The Hot Melts
With their moniker sounding like a Panini shop, it would be easy to embarrass The Hot Melts but the early signs from their eponymous debut album are promising. Opener ‘Red Lips’ begins formidably enough, based around colossal grunge-esque riffs and a catchy, if disturbing chorus. Foregoing the redoubtable sound, the story enveloped in the track is one of tragedy with ‘Red’ seeming the fatality of a drugs cocktail. Not the most gracious of opening songs then yet for the rest the good times are flowing in an album that becomes more of a joy to listen to. Take ‘Edith’, thankfully not another tragic episode but another example of how a few fun-loving monstrous riffs can instil an element of confidence in a band, a confidence that shines throughout the track itself and remains. Even lead singer Will Bayliss appears to believe the hype with an impressively rapid vocal delivery that rises and falls with the backing rhythms.
‘Big Baby’ finally sees The Hot Melts have a real laugh, or a giggle direct at a plump groupie to taut basslines and Bayliss’ embarrassed, pained vocals. Any shyness is removed for ‘My Sweetness Is Making Me Ill’, instead unabashed swooning riffs addle themselves merrily to Bayliss’ lyrics of his new pen only for a sweeping guitar solo to steal his thunder. Just like ‘(I Wish I Had) Never Been In Love’, only with the track taking on a clinical pace in contrast to the rest of their repertoire. Such speed gives the gentle, candle-waving ‘Nana’ even more gravitas, proving that the band do have a heart to go with their rock n roll frivolities, even if Bayliss sounds on the brink of tears throughout. The downcast theme continues for the likes of the reminiscent ‘Shrink’, and even when they try to do dejected, ‘Depressed? Oh Yes’ still sounds more buoyant than their peers.

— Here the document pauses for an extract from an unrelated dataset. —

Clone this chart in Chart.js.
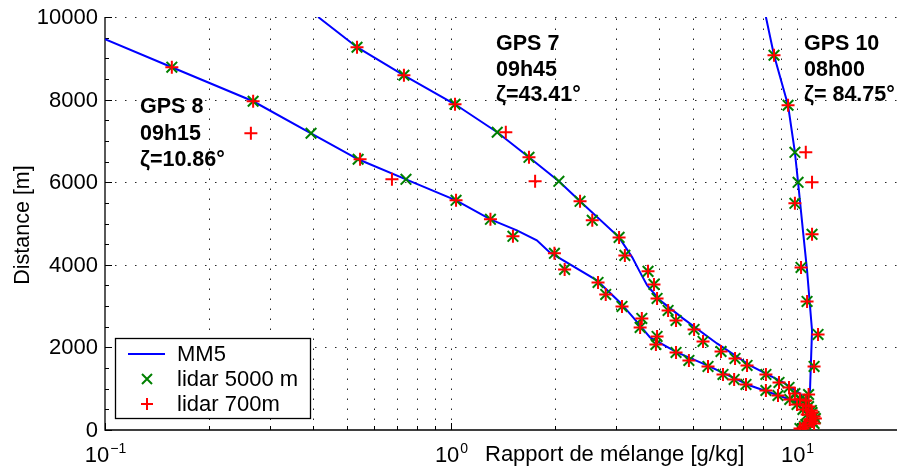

For the band to be based in The Wirral, their list of influences and likenesses is predominantly from across the pond. Having moved to Chicago after signing a worldwide deal with Wonderland Records, Epitaph Records’ UK-based imprint, the adopted homeland can be heard throughout. From the nerdy geek-chic of ‘Fun’; with its juvenile backing harmonies and forced lyrics of song writing itself could easily have penned by Weezer. Similarly, the cheeky blasé musings of ‘24’ about being the next in line to bed a certain diary writing girl is so unabashed Blink 182 would be proud. Or certainly the rather short and rather pointless homage to Yank comic ‘Archie’. There is nothing wrong with showing your influences, even if Bayliss admits to finding inspiration in Wes Anderson films. The feel good factor allied to an underlying depression figures prominently in ‘Happiness Is A Weakness’ whilst closing track ‘God Will Drive My Hearse’ merges the two conspiring features again for a rousing finale to an enveloping album.